■ Exercise details ■
Reproduce precisely the lines between the start of the data below and the line with "width=0.4))", both included.

■ Provided records ■
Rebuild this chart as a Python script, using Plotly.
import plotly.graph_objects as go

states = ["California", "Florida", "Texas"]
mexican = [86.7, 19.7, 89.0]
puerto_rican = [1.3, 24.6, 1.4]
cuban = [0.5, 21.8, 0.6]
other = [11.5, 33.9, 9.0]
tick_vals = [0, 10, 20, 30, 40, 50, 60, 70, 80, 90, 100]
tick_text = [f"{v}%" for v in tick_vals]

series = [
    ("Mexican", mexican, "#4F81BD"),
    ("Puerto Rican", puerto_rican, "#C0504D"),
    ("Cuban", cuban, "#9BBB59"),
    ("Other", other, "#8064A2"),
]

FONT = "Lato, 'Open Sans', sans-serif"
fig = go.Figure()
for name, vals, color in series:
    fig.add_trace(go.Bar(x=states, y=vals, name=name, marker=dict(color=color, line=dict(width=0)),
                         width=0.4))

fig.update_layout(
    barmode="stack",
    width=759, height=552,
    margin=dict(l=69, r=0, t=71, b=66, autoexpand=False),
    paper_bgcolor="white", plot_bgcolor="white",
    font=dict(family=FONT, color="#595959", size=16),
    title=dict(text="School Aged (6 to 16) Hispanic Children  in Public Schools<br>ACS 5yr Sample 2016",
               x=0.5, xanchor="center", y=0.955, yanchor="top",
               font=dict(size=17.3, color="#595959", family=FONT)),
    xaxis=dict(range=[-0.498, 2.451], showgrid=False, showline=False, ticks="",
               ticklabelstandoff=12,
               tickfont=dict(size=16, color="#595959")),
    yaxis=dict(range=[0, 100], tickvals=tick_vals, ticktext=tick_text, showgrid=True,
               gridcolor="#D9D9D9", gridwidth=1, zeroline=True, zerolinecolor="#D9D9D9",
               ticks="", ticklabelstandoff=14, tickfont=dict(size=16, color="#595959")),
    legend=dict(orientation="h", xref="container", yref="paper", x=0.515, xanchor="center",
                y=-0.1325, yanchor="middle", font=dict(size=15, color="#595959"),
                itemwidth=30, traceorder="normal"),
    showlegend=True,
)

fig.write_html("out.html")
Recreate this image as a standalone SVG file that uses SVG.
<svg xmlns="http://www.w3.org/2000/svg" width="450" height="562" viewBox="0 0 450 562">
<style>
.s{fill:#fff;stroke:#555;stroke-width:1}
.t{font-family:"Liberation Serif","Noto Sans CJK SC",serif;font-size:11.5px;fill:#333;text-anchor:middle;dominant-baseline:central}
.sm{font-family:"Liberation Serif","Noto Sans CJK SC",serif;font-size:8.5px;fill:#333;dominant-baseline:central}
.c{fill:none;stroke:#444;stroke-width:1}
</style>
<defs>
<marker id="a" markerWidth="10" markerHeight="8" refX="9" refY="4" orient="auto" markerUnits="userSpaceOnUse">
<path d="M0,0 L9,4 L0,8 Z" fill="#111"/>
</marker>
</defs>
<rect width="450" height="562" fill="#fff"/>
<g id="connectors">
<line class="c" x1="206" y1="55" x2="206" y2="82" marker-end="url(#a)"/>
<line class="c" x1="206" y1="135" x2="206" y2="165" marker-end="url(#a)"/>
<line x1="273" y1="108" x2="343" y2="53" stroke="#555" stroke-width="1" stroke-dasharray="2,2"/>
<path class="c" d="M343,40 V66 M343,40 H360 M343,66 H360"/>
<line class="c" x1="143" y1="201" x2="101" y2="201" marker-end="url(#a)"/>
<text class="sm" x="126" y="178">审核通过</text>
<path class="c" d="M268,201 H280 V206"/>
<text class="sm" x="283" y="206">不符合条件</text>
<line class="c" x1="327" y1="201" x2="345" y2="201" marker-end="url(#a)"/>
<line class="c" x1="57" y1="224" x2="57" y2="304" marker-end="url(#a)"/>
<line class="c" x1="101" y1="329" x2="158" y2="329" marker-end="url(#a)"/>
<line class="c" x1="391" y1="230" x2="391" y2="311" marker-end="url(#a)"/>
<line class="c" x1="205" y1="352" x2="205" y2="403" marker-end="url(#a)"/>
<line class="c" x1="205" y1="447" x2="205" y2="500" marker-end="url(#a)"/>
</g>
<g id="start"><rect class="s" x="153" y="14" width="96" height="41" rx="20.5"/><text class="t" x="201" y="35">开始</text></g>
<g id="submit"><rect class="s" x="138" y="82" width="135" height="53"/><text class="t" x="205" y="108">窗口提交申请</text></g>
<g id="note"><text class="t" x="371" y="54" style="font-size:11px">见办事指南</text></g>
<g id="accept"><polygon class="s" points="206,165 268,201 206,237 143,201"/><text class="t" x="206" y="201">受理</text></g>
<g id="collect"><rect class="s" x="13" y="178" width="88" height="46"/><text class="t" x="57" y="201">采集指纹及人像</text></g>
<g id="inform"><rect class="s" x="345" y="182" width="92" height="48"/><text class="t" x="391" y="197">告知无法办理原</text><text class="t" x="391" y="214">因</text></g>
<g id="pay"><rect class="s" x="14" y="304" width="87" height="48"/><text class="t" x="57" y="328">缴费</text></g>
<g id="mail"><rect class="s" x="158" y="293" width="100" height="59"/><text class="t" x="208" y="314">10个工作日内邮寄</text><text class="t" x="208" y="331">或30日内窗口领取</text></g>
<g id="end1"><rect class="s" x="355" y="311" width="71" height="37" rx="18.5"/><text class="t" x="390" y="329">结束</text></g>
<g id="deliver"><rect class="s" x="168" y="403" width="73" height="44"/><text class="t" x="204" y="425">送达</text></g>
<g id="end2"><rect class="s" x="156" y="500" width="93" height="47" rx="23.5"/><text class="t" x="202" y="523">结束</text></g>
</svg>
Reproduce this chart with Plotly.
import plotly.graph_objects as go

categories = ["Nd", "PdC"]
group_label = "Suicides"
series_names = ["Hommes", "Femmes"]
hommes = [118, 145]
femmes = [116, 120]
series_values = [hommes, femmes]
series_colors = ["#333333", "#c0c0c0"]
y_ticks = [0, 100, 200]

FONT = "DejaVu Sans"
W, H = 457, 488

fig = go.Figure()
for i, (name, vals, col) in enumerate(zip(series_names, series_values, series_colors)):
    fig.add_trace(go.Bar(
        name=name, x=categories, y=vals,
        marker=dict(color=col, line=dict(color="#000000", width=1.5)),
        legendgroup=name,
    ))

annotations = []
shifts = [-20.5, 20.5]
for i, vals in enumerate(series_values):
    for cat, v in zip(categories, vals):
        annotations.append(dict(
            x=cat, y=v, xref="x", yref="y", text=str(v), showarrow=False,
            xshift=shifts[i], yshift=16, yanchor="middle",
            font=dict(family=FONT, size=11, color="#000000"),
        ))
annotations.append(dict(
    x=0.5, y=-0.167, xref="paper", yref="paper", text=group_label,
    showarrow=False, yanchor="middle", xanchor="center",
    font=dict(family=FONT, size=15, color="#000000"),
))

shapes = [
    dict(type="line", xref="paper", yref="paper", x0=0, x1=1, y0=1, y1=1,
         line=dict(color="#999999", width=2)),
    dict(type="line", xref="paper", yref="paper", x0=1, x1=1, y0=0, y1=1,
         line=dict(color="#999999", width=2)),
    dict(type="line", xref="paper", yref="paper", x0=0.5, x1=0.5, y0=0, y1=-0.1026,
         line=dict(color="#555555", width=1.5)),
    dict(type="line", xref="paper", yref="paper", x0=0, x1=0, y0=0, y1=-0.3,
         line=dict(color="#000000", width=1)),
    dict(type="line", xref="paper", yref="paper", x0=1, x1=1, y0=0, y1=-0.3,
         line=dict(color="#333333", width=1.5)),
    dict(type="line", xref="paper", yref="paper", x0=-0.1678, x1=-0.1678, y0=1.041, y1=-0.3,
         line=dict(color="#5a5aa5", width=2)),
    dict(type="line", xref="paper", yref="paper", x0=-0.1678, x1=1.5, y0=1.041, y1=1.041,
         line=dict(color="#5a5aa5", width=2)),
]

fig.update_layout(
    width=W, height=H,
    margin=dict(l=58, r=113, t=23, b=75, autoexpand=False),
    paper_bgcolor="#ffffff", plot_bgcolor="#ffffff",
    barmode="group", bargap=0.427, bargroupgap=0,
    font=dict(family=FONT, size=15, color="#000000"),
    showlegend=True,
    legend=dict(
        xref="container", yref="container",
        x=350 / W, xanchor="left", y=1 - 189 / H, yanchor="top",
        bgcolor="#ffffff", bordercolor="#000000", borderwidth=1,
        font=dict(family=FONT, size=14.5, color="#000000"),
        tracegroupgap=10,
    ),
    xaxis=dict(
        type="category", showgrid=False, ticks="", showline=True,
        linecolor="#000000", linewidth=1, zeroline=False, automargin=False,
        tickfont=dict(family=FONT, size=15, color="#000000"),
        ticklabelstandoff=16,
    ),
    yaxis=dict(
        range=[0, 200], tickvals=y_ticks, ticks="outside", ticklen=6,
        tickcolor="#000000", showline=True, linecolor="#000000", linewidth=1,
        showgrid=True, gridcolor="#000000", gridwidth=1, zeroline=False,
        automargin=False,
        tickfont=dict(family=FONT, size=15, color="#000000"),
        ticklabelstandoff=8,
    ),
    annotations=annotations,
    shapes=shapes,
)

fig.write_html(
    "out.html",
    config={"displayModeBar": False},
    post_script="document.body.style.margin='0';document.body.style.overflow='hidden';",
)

■ Output for this task ■
Rebuild this chart as a Python script, using Plotly.
import plotly.graph_objects as go

states = ["California", "Florida", "Texas"]
mexican = [86.7, 19.7, 89.0]
puerto_rican = [1.3, 24.6, 1.4]
cuban = [0.5, 21.8, 0.6]
other = [11.5, 33.9, 9.0]
tick_vals = [0, 10, 20, 30, 40, 50, 60, 70, 80, 90, 100]
tick_text = [f"{v}%" for v in tick_vals]

series = [
    ("Mexican", mexican, "#4F81BD"),
    ("Puerto Rican", puerto_rican, "#C0504D"),
    ("Cuban", cuban, "#9BBB59"),
    ("Other", other, "#8064A2"),
]

FONT = "Lato, 'Open Sans', sans-serif"
fig = go.Figure()
for name, vals, color in series:
    fig.add_trace(go.Bar(x=states, y=vals, name=name, marker=dict(color=color, line=dict(width=0)),
                         width=0.4))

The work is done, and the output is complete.